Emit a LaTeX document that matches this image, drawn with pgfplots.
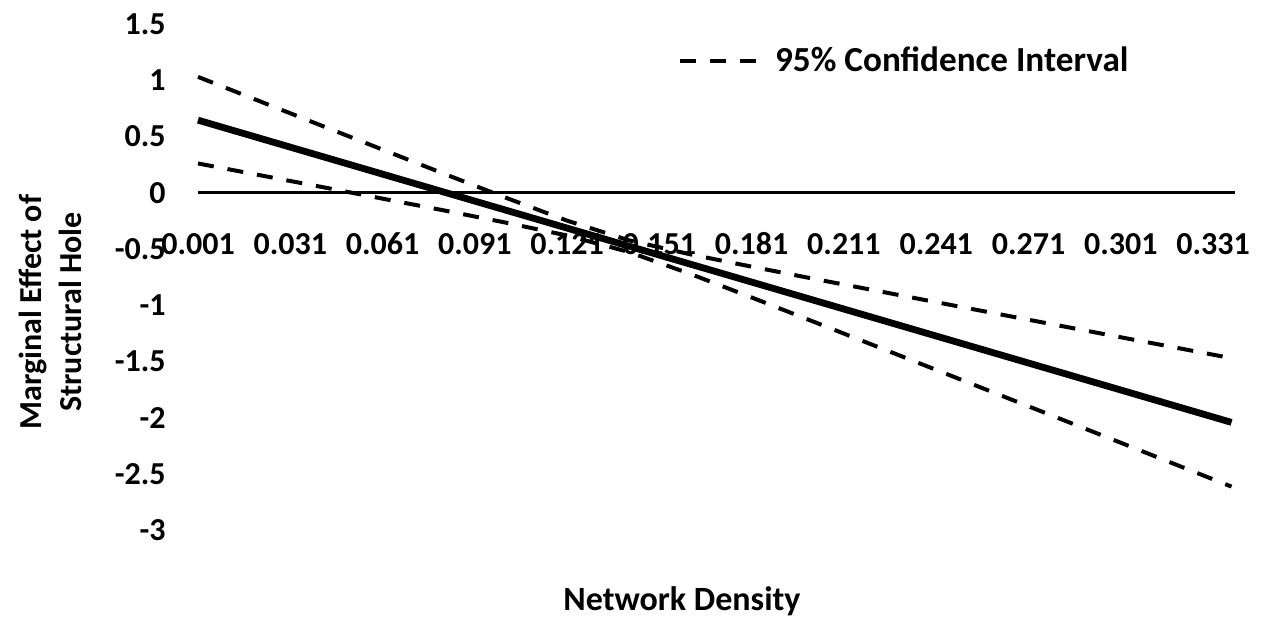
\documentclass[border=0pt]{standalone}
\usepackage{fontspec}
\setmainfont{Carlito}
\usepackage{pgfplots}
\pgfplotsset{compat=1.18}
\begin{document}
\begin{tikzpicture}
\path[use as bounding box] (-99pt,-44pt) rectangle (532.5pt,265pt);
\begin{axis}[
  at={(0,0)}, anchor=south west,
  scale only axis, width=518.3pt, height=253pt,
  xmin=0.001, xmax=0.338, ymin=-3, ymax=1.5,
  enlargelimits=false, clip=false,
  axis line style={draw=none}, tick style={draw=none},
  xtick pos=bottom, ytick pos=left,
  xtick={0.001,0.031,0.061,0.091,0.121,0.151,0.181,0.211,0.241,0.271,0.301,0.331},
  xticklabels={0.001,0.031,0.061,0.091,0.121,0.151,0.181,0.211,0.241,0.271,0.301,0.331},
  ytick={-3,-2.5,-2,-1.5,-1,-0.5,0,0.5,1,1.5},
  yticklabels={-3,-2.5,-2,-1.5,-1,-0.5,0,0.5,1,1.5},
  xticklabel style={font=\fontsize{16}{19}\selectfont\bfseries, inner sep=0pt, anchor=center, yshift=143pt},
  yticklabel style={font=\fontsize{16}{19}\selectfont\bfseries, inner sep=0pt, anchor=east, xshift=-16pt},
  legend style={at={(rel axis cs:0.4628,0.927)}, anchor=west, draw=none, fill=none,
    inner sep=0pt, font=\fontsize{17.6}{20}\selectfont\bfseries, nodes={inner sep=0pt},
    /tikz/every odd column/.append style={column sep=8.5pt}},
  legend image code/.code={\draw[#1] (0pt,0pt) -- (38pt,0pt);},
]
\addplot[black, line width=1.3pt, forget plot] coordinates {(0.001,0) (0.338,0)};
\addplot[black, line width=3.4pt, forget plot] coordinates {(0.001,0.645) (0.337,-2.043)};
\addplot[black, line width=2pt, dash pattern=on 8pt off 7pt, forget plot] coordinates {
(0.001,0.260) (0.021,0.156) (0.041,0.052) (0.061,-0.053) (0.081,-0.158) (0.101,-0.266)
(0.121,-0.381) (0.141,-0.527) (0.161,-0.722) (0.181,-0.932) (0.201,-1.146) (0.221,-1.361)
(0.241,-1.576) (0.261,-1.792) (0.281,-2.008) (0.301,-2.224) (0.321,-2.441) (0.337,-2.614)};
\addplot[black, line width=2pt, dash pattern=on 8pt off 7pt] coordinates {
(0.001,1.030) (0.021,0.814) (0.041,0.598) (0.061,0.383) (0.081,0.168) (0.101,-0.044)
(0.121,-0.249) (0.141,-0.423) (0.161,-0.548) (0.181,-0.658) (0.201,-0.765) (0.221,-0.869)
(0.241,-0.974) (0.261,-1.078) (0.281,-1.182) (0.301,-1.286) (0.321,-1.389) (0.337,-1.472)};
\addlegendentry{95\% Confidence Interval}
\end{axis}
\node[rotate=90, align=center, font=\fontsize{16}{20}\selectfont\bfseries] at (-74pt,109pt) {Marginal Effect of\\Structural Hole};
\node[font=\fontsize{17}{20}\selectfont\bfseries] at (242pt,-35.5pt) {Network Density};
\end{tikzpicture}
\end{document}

• **Exercise directions**: Find how many lines hold the string "image", and state that number alone.

• **Result for this task**: 2